▶ **Work to complete**: Take the listing and print it in full, exactly as given.

————

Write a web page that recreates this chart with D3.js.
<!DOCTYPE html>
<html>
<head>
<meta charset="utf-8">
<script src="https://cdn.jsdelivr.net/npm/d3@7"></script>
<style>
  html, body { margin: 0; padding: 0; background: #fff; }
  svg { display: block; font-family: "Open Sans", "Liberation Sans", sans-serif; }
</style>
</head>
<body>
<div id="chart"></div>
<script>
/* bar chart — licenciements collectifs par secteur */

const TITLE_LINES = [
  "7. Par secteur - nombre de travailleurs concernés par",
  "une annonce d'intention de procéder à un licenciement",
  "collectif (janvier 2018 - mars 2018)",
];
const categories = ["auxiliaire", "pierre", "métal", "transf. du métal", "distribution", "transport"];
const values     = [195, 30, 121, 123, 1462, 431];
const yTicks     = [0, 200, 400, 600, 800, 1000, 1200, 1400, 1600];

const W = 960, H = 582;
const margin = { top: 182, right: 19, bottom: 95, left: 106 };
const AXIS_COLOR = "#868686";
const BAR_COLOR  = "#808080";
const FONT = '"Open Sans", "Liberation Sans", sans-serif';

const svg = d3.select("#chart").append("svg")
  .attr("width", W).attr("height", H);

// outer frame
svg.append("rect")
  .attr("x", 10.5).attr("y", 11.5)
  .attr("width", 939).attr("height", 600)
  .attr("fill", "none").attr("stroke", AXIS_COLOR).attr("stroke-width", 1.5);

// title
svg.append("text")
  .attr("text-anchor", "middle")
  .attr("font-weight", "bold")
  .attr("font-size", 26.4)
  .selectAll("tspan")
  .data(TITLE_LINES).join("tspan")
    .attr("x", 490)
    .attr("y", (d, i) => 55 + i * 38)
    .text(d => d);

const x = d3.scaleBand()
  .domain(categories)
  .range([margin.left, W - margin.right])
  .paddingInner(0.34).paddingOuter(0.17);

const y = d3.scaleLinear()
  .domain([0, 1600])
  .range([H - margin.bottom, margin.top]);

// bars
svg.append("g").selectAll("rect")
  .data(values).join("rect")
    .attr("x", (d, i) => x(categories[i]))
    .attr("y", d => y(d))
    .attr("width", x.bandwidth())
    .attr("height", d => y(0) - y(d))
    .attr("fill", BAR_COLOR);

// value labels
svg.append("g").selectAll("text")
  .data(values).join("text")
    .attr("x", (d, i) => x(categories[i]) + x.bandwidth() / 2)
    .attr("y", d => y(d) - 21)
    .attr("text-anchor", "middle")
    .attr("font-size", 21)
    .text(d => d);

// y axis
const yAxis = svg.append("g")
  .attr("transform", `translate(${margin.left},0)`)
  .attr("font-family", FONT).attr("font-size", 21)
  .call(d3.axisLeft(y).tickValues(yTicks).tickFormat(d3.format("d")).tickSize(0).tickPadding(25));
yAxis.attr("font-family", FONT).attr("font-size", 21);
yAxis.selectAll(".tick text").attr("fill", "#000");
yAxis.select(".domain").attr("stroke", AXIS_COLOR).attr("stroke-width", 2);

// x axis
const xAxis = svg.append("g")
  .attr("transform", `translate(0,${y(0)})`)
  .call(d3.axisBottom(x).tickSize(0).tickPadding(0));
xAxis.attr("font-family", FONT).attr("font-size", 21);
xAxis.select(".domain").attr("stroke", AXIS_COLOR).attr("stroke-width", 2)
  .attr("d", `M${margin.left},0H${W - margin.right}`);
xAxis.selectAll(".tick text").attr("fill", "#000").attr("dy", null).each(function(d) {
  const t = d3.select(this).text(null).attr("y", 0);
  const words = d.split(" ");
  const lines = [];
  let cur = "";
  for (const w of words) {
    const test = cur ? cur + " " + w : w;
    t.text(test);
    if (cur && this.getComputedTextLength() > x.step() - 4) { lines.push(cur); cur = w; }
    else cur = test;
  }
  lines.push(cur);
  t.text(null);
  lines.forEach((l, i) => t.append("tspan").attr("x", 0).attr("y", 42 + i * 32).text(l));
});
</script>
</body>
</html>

————

▶ **Result below**:
Write a web page that recreates this chart with D3.js.
<!DOCTYPE html>
<html>
<head>
<meta charset="utf-8">
<script src="https://cdn.jsdelivr.net/npm/d3@7"></script>
<style>
  html, body { margin: 0; padding: 0; background: #fff; }
  svg { display: block; font-family: "Open Sans", "Liberation Sans", sans-serif; }
</style>
</head>
<body>
<div id="chart"></div>
<script>
/* bar chart — licenciements collectifs par secteur */

const TITLE_LINES = [
  "7. Par secteur - nombre de travailleurs concernés par",
  "une annonce d'intention de procéder à un licenciement",
  "collectif (janvier 2018 - mars 2018)",
];
const categories = ["auxiliaire", "pierre", "métal", "transf. du métal", "distribution", "transport"];
const values     = [195, 30, 121, 123, 1462, 431];
const yTicks     = [0, 200, 400, 600, 800, 1000, 1200, 1400, 1600];

const W = 960, H = 582;
const margin = { top: 182, right: 19, bottom: 95, left: 106 };
const AXIS_COLOR = "#868686";
const BAR_COLOR  = "#808080";
const FONT = '"Open Sans", "Liberation Sans", sans-serif';

const svg = d3.select("#chart").append("svg")
  .attr("width", W).attr("height", H);

// outer frame
svg.append("rect")
  .attr("x", 10.5).attr("y", 11.5)
  .attr("width", 939).attr("height", 600)
  .attr("fill", "none").attr("stroke", AXIS_COLOR).attr("stroke-width", 1.5);

// title
svg.append("text")
  .attr("text-anchor", "middle")
  .attr("font-weight", "bold")
  .attr("font-size", 26.4)
  .selectAll("tspan")
  .data(TITLE_LINES).join("tspan")
    .attr("x", 490)
    .attr("y", (d, i) => 55 + i * 38)
    .text(d => d);

const x = d3.scaleBand()
  .domain(categories)
  .range([margin.left, W - margin.right])
  .paddingInner(0.34).paddingOuter(0.17);

const y = d3.scaleLinear()
  .domain([0, 1600])
  .range([H - margin.bottom, margin.top]);

// bars
svg.append("g").selectAll("rect")
  .data(values).join("rect")
    .attr("x", (d, i) => x(categories[i]))
    .attr("y", d => y(d))
    .attr("width", x.bandwidth())
    .attr("height", d => y(0) - y(d))
    .attr("fill", BAR_COLOR);

// value labels
svg.append("g").selectAll("text")
  .data(values).join("text")
    .attr("x", (d, i) => x(categories[i]) + x.bandwidth() / 2)
    .attr("y", d => y(d) - 21)
    .attr("text-anchor", "middle")
    .attr("font-size", 21)
    .text(d => d);

// y axis
const yAxis = svg.append("g")
  .attr("transform", `translate(${margin.left},0)`)
  .attr("font-family", FONT).attr("font-size", 21)
  .call(d3.axisLeft(y).tickValues(yTicks).tickFormat(d3.format("d")).tickSize(0).tickPadding(25));
yAxis.attr("font-family", FONT).attr("font-size", 21);
yAxis.selectAll(".tick text").attr("fill", "#000");
yAxis.select(".domain").attr("stroke", AXIS_COLOR).attr("stroke-width", 2);

// x axis
const xAxis = svg.append("g")
  .attr("transform", `translate(0,${y(0)})`)
  .call(d3.axisBottom(x).tickSize(0).tickPadding(0));
xAxis.attr("font-family", FONT).attr("font-size", 21);
xAxis.select(".domain").attr("stroke", AXIS_COLOR).attr("stroke-width", 2)
  .attr("d", `M${margin.left},0H${W - margin.right}`);
xAxis.selectAll(".tick text").attr("fill", "#000").attr("dy", null).each(function(d) {
  const t = d3.select(this).text(null).attr("y", 0);
  const words = d.split(" ");
  const lines = [];
  let cur = "";
  for (const w of words) {
    const test = cur ? cur + " " + w : w;
    t.text(test);
    if (cur && this.getComputedTextLength() > x.step() - 4) { lines.push(cur); cur = w; }
    else cur = test;
  }
  lines.push(cur);
  t.text(null);
  lines.forEach((l, i) => t.append("tspan").attr("x", 0).attr("y", 42 + i * 32).text(l));
});
</script>
</body>
</html>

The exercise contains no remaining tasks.